> **WORK TO BE COMPLETED**
From the line with "Generate a Python" to the line with "CJK = ['Noto Sans CJK SC', 'DejaVu Sans']", both included, repeat each line exactly and leave out the pictures.

> **EXTRACTED INFORMATION**
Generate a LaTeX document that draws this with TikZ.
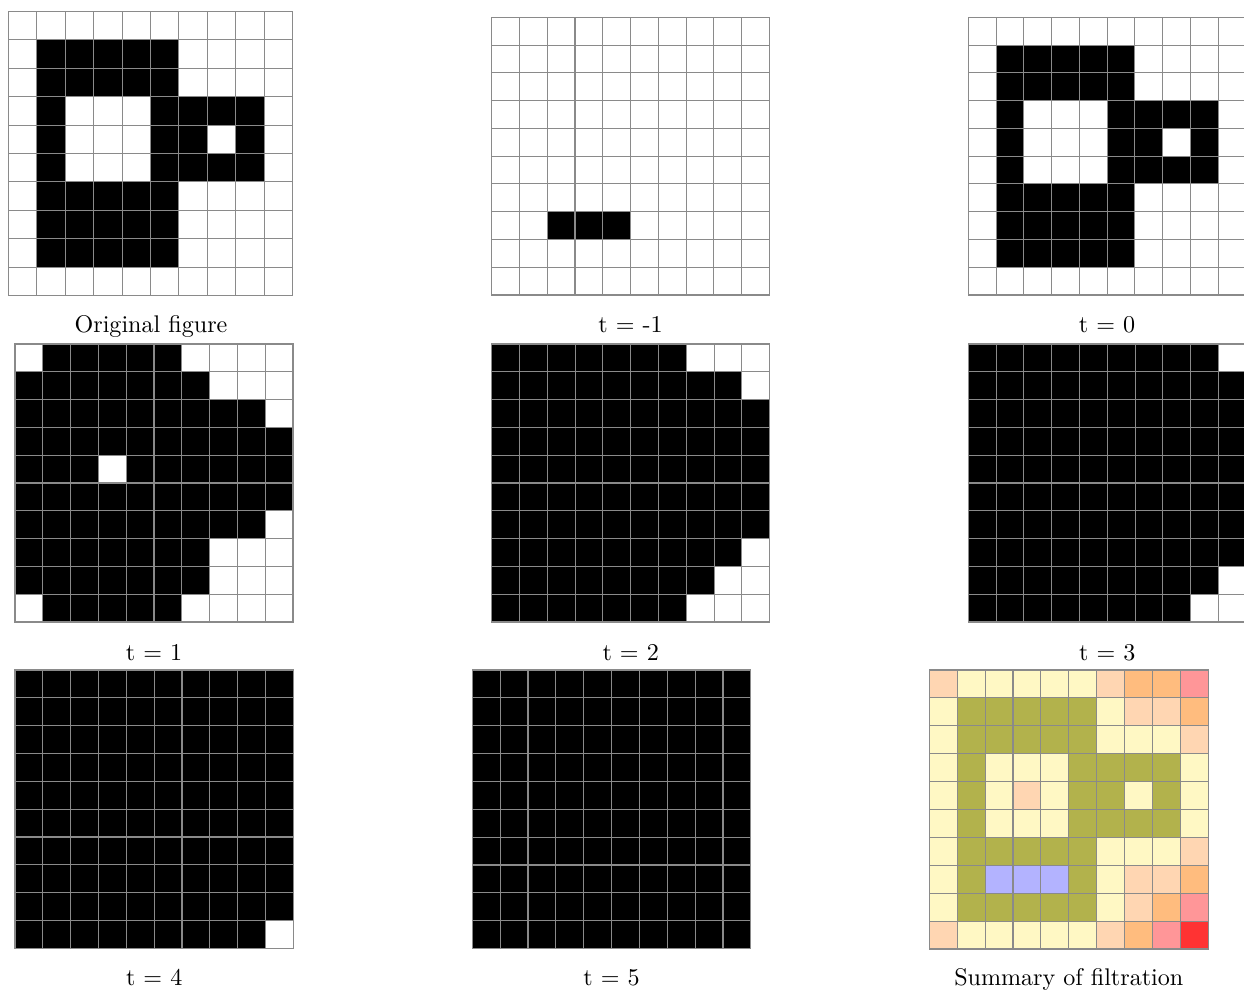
\documentclass[tikz,border=0pt]{standalone}
\usepackage{xcolor}
\definecolor{gridgray}{HTML}{8A8A8A}
\definecolor{cneg}{HTML}{B3B3FF}
\definecolor{czero}{HTML}{B2B24C}
\definecolor{cone}{HTML}{FFF8C4}
\definecolor{ctwo}{HTML}{FFD6B2}
\definecolor{cthree}{HTML}{FFBC7E}
\definecolor{cfour}{HTML}{FF9698}
\definecolor{cfive}{HTML}{FF3333}
\def\summ{{2,1,1,1,1,1,2,3,3,4},{1,0,0,0,0,0,1,2,2,3},{1,0,0,0,0,0,1,1,1,2},{1,0,1,1,1,0,0,0,0,1},{1,0,1,2,1,0,0,1,0,1},{1,0,1,1,1,0,0,0,0,1},{1,0,0,0,0,0,1,1,1,2},{1,0,-1,-1,-1,0,1,2,2,3},{1,0,0,0,0,0,1,2,3,4},{2,1,1,1,1,1,2,3,4,5}}
\tikzset{
  cellline/.style={draw=gridgray, line width=0.45pt, line cap=rect},
  captext/.style={anchor=base, inner sep=0pt, font=\fontsize{10}{12}\selectfont}
}
% grid lines: #1 x0, #2 y0, #3 size
\newcommand\drawgridlines[3]{%
  \foreach \k in {0,...,10} {
    \draw[cellline] ({#1+\k*#3/10},{#2}) -- ({#1+\k*#3/10},{#2+#3});
    \draw[cellline] ({#1},{#2+\k*#3/10}) -- ({#1+#3},{#2+\k*#3/10});
  }
}
% #1 x0, #2 y0, #3 size, #4 threshold
\newcommand\drawpanel[4]{%
  \foreach \row [count=\r from 0] in \summ {
    \foreach \v [count=\c from 0] in \row {
      \ifnum\v>#4\relax\def\fc{white}\else\def\fc{black}\fi
      \fill[\fc] ({#1+\c*#3/10},{#2+\r*#3/10}) rectangle +({#3/10+0.3},{#3/10+0.3});
    }
  }
  \drawgridlines{#1}{#2}{#3}
}
\newcommand\drawsummary[3]{%
  \foreach \row [count=\r from 0] in \summ {
    \foreach \v [count=\c from 0] in \row {
      \edef\fc{\ifcase\numexpr\v+1\relax cneg\or czero\or cone\or ctwo\or cthree\or cfour\or cfive\fi}
      \fill[\fc] ({#1+\c*#3/10},{#2+\r*#3/10}) rectangle +({#3/10+0.3},{#3/10+0.3});
    }
  }
  \drawgridlines{#1}{#2}{#3}
}
\begin{document}
\begin{tikzpicture}[x=0.415pt, y=-0.415pt]
\useasboundingbox (0,0) rectangle (1244,989);
\fill[white] (0,0) rectangle (1244,989);
% row 1
\drawpanel{8.5}{11.5}{284}{0}
\node[captext] (capA) at (151,332) {Original figure};
\drawpanel{491.7}{17.3}{277.7}{-1}
\node[captext] (capB) at (630.5,332) {t = -1};
\drawpanel{968.3}{17.3}{277.7}{0}
\node[captext] (capC) at (1107,332) {t = 0};
% row 2
\drawpanel{15}{344}{278}{1}
\node[captext] (capD) at (154,660) {t = 1};
\drawpanel{491.7}{344}{278}{2}
\node[captext] (capE) at (630.7,660) {t = 2};
\drawpanel{968.3}{344}{278}{3}
\node[captext] (capF) at (1107.3,660) {t = 3};
% row 3
\drawpanel{15}{670}{278.3}{4}
\node[captext] (capG) at (154.2,985) {t = 4};
\drawpanel{472.3}{670}{278.5}{5}
\node[captext] (capH) at (611.5,985) {t = 5};
\drawsummary{929.3}{670}{279}
\node[captext] (capI) at (1068.8,985) {Summary of filtration};
\end{tikzpicture}
\end{document}
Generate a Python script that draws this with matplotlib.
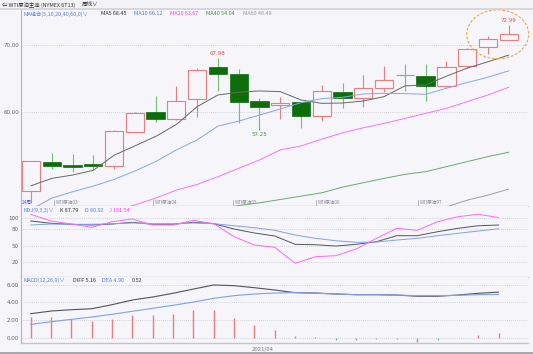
import matplotlib
matplotlib.use('Agg')
import matplotlib.pyplot as plt
from matplotlib.patches import Rectangle, Ellipse
from matplotlib.lines import Line2D
import numpy as np

nan = np.nan
CJK = ['Noto Sans CJK SC', 'DejaVu Sans']

# WTI原油主连 周线, 24 weeks
opens  = [48.2, 52.5, 52.0, 52.15, 51.9, 57.0, 60.0, 58.85, 61.95, 66.7, 65.6, 61.65,
          60.95, 61.45, 59.3, 62.9, 62.1, 63.6, 65.55, 65.4, 63.9, 66.75, 69.65, 70.7]
closes = [52.6, 51.9, 51.75, 51.85, 57.1, 59.75, 58.95, 61.6, 66.3, 65.6, 61.5, 60.7,
          61.35, 59.3, 63.1, 62.0, 63.5, 64.8, 65.45, 63.9, 66.7, 69.4, 70.8, 71.65]
highs  = [52.7, 53.9, 53.7, 53.5, 57.3, 59.9, 62.35, 63.9, 66.5, 67.98, 66.4, 62.0,
          62.25, 61.5, 64.0, 64.3, 65.5, 66.8, 67.1, 67.1, 67.55, 69.5, 71.35, 72.99]
lows   = [46.4, 51.4, 51.0, 51.4, 51.5, 56.95, 58.5, 58.7, 59.2, 63.1, 58.3, 57.25,
          58.85, 57.6, 58.65, 60.55, 60.65, 62.9, 63.1, 61.6, 63.6, 66.5, 68.6, 70.65]

ma5  = [48.95, 50.05, 50.55, 51.25, 53.5, 54.9, 56.3, 58.1, 60.75, 62.5, 62.9, 63.1,
        63.0, 61.75, 61.25, 61.3, 61.6, 62.25, 63.85, 64.0, 65.3, 66.5, 67.45, 68.45]
ma10 = [45.4, 47.1, 48.05, 48.9, 49.9, 51.15, 52.55, 54.3, 55.8, 57.85, 58.6, 59.5,
        60.4, 61.35, 61.95, 62.15, 62.65, 62.75, 62.7, 62.6, 63.5, 64.35, 65.15, 66.1]
ma20 = [nan, nan, nan, nan, 45.0, 46.1, 47.1, 48.3, 49.15, 50.3, 51.55, 52.8,
        54.3, 54.9, 55.9, 56.85, 57.6, 58.25, 59.0, 59.75, 60.5, 61.5, 62.5, 63.65]
ma40 = [nan, nan, nan, nan, nan, nan, nan, nan, nan, 45.5, 46.0, 46.4,
        46.9, 47.4, 47.9, 48.75, 49.4, 50.05, 50.65, 51.05, 51.8, 52.55, 53.3, 53.95]
ma60 = [nan] * 20 + [45.8, 46.8, 47.55, 48.45]

k_line = [95.1, 90.9, 89.1, 87.8, 89.6, 92.7, 89.1, 89.1, 92.7, 90.2, 80.5, 73.3,
          67.8, 52.7, 52.0, 49.6, 52.7, 57.5, 68.4, 68.4, 75.6, 81.8, 86.5, 87.79]
d_line = [87.8, 89.6, 89.1, 89.1, 90.2, 91.5, 90.2, 90.2, 91.5, 90.2, 86.5, 82.9,
          78.2, 69.6, 63.6, 59.3, 56.3, 56.9, 60.5, 63.6, 68.4, 72.7, 76.9, 80.92]
j_line = [107.3, 95.1, 89.6, 83.6, 93.8, 98.7, 87.8, 87.8, 96.4, 90.2, 66.5, 51.5,
          47.3, 18.2, 30.2, 32.0, 44.2, 63.6, 81.8, 78.2, 93.8, 102.9, 107.3, 101.54]

diff = [2.72, 3.02, 3.17, 3.28, 3.74, 4.27, 4.61, 5.03, 5.51, 5.97, 5.89, 5.66,
        5.40, 5.10, 5.06, 4.95, 4.87, 4.87, 4.83, 4.69, 4.69, 4.83, 5.03, 5.16]
dea  = [1.51, 1.81, 2.08, 2.34, 2.65, 2.99, 3.33, 3.67, 4.04, 4.46, 4.76, 4.95,
        5.06, 5.10, 5.03, 4.95, 4.87, 4.87, 4.83, 4.76, 4.76, 4.80, 4.87, 4.90]
hist = [2.31, 2.31, 2.12, 1.89, 2.15, 2.60, 2.57, 2.72, 3.10, 3.10, 2.27, 1.47,
        0.84, 0.16, 0.08, -0.23, -0.22, -0.20, -0.20, -0.45, -0.25, 0.02, 0.31, 0.52]

contract_labels = ['WTI原油03', 'WTI原油04', 'WTI原油05', 'WTI原油06', 'WTI原油07']
contract_pos = [1.1, 5.87, 9.72, 13.7, 18.62]

BG = '#f5f5fa'
RED = '#f07b7b'
GREEN = '#0b6e0b'
GREEN_WICK = '#72bf72'
GRID = '#c6c6ce'

n = len(closes)
x = np.arange(n)

fig = plt.figure(figsize=(5.33, 3.54), dpi=100)
fig.patch.set_facecolor(BG)


def fx(px):
    return px / 533


def fy(py):
    return 1 - py / 354


def panel(top, bottom):
    ax = fig.add_axes([fx(21), fy(bottom), fx(528) - fx(21), fy(top) - fy(bottom)])
    ax.set_facecolor(BG)
    for s in ['top', 'right']:
        ax.spines[s].set_visible(False)
    ax.spines['left'].set_color('#b4b4bc')
    ax.spines['left'].set_linewidth(0.8)
    ax.spines['bottom'].set_color('#c4c4cc')
    ax.spines['bottom'].set_linewidth(1.0)
    ax.yaxis.grid(True, linestyle=(0, (1, 1.5)), color=GRID, lw=0.6)
    ax.set_axisbelow(True)
    ax.tick_params(length=0, pad=1.5, labelsize=4.0, labelcolor='#666666')
    ax.set_xticks([])
    return ax


# header bar
fig.add_artist(Rectangle((0, fy(8.5)), 1, 1 - fy(8.5), transform=fig.transFigure,
                         facecolor='#f3f3f6', edgecolor='none'))
fig.add_artist(Line2D([0, 1], [fy(8.8), fy(8.8)], transform=fig.transFigure,
                      color='#d2d2d8', lw=1.2))
fig.text(fx(2), fy(4.6), '⇐ WTI原油主连 (NYMEX 6T13)', family=CJK, fontsize=3.9,
         color='#333333', va='center')
fig.text(fx(82), fy(4.6), '周线∨', family=CJK, fontsize=4.0, color='#333333', va='center')

# ---- main candle panel
ax = panel(10, 206)
ax.set_xlim(-0.48, 23.93)
ax.set_ylim(45.93, 75.18)
ax.set_yticks([60, 70])
ax.set_yticklabels(['60.00', '70.00'])

w = 0.88
for i in range(n):
    o, c, h, l = opens[i], closes[i], highs[i], lows[i]
    lo, hi = min(o, c), max(o, c)
    if c >= o:
        ax.vlines(i, l, lo, color=RED, lw=0.8, zorder=2)
        ax.vlines(i, hi, h, color=RED, lw=0.8, zorder=2)
        ax.add_patch(Rectangle((i - w / 2, lo), w, hi - lo, facecolor=BG,
                               edgecolor=RED, lw=0.8, zorder=3))
    else:
        ax.vlines(i, l, h, color=GREEN_WICK, lw=0.8, zorder=2)
        if hi - lo < 0.15:
            ax.hlines(o, i - w / 2, i + w / 2, color=GREEN_WICK, lw=0.8, zorder=3)
        else:
            ax.add_patch(Rectangle((i - w / 2, lo), w, hi - lo, facecolor=GREEN,
                                   edgecolor=GREEN, lw=0.5, zorder=3))

ax.plot(x, ma5, color='#686868', lw=0.7, zorder=4)
ax.plot(x, ma10, color='#86a6f0', lw=0.7, zorder=4)
ax.plot(x, ma20, color='#ff70ff', lw=0.7, zorder=4)
ax.plot(x, ma40, color='#68ac68', lw=0.7, zorder=4)
ax.plot(x, ma60, color='#a0a0a0', lw=0.7, zorder=4)

# high / low markers
ax.text(9, highs[9] + 0.3, '67.98', color='#e84848', fontsize=4.0, ha='center', va='bottom')
ax.text(23, highs[23] + 0.25, '72.99', color='#e84848', fontsize=4.0, ha='center', va='bottom')
ax.text(11, lows[11] - 0.3, '57.25', color='#3d9a3d', fontsize=4.0, ha='center', va='top')

# highlight of the last two weeks
ax.add_patch(Ellipse((22.47, 71.55), 2.98, 7.3, facecolor='none', edgecolor='#f5a53c',
                     lw=0.8, linestyle=(0, (2.5, 1.5)), clip_on=False, zorder=5))

# contract roll labels
tr = ax.get_xaxis_transform()
for lab, pos in zip(contract_labels, contract_pos):
    ax.plot([pos, pos], [0.0, 0.03], color='#9a9aa2', lw=0.5, transform=tr)
    ax.text(pos + 0.1, 0.006, lab, transform=tr, family=CJK, fontsize=3.3,
            color='#8a8a92', va='bottom', ha='left')
ax.text(0.002, 0.004, '24周', transform=ax.transAxes, family=CJK, fontsize=3.4,
        color='#4a62c8', va='bottom', ha='left')

# MA legend
leg = [(24, 'MA组合(5,10,20,40,60,0)∨', '#5b7fe0'), (101, 'MA5 68.45', '#333333'),
       (134, 'MA10 66.12', '#5b7fe0'), (170, 'MA20 63.67', '#ff40ff'),
       (206, 'MA40 54.04', '#3a953a'), (243, 'MA60 48.48', '#999999')]
for px, txt, col in leg:
    fig.text(fx(px), fy(13.8), txt, family=CJK, fontsize=3.9, color=col, va='center')

# ---- KDJ panel
axk = panel(206, 276.5)
axk.set_xlim(-0.48, 24.45)
axk.set_ylim(-5.8, 122.4)
axk.set_yticks([20, 50, 80, 100])
axk.set_yticklabels(['20', '50', '80', '100'])
axk.plot(x, k_line, color='#555555', lw=0.7)
axk.plot(x, d_line, color='#80a0f0', lw=0.7)
axk.plot(x, j_line, color='#ff66ff', lw=0.7)
for px, txt, col in [(23, 'KDJ(9,3,3)∨', '#5b7fe0'), (60, 'K 87.79', '#333333'),
                     (85, 'D 80.92', '#5b7fe0'), (109, 'J 101.54', '#ff40ff')]:
    fig.text(fx(px), fy(210), txt, family=CJK, fontsize=3.9, color=col, va='center')

# ---- MACD panel
axm = panel(276.5, 343)
axm.set_xlim(-0.48, 24.45)
axm.set_ylim(-0.6, 6.93)
axm.set_yticks([0, 2, 4, 6])
axm.set_yticklabels(['0.00', '2.00', '4.00', '6.00'])
bar_cols = [RED if h > 0 else GREEN_WICK for h in hist]
axm.vlines(x, 0, hist, colors=bar_cols, lw=1.0)
axm.plot(x, diff, color='#555555', lw=0.8)
axm.plot(x, dea, color='#80a0f0', lw=0.8)
axm.set_xticks([11.42])
axm.set_xticklabels(['2021/04'])
axm.tick_params(axis='x', pad=2.5, labelsize=3.8, labelcolor='#777777')
for px, txt, col in [(23, 'MACD(12,26,9)∨', '#5b7fe0'), (73, 'DIFF 5.16', '#333333'),
                     (102, 'DEA 4.90', '#5b7fe0'), (132, '0.52', '#333333')]:
    fig.text(fx(px), fy(280), txt, family=CJK, fontsize=3.9, color=col, va='center')

# footer line
fig.add_artist(Rectangle((0, 0), 1, fy(352.3), transform=fig.transFigure,
                         facecolor='#a8a8b0', edgecolor='none'))

fig.savefig('out.png', dpi=100, facecolor=BG)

> **EXPECTED ANSWER**
Generate a Python script that draws this with matplotlib.
import matplotlib
matplotlib.use('Agg')
import matplotlib.pyplot as plt
from matplotlib.patches import Rectangle, Ellipse
from matplotlib.lines import Line2D
import numpy as np

nan = np.nan
CJK = ['Noto Sans CJK SC', 'DejaVu Sans']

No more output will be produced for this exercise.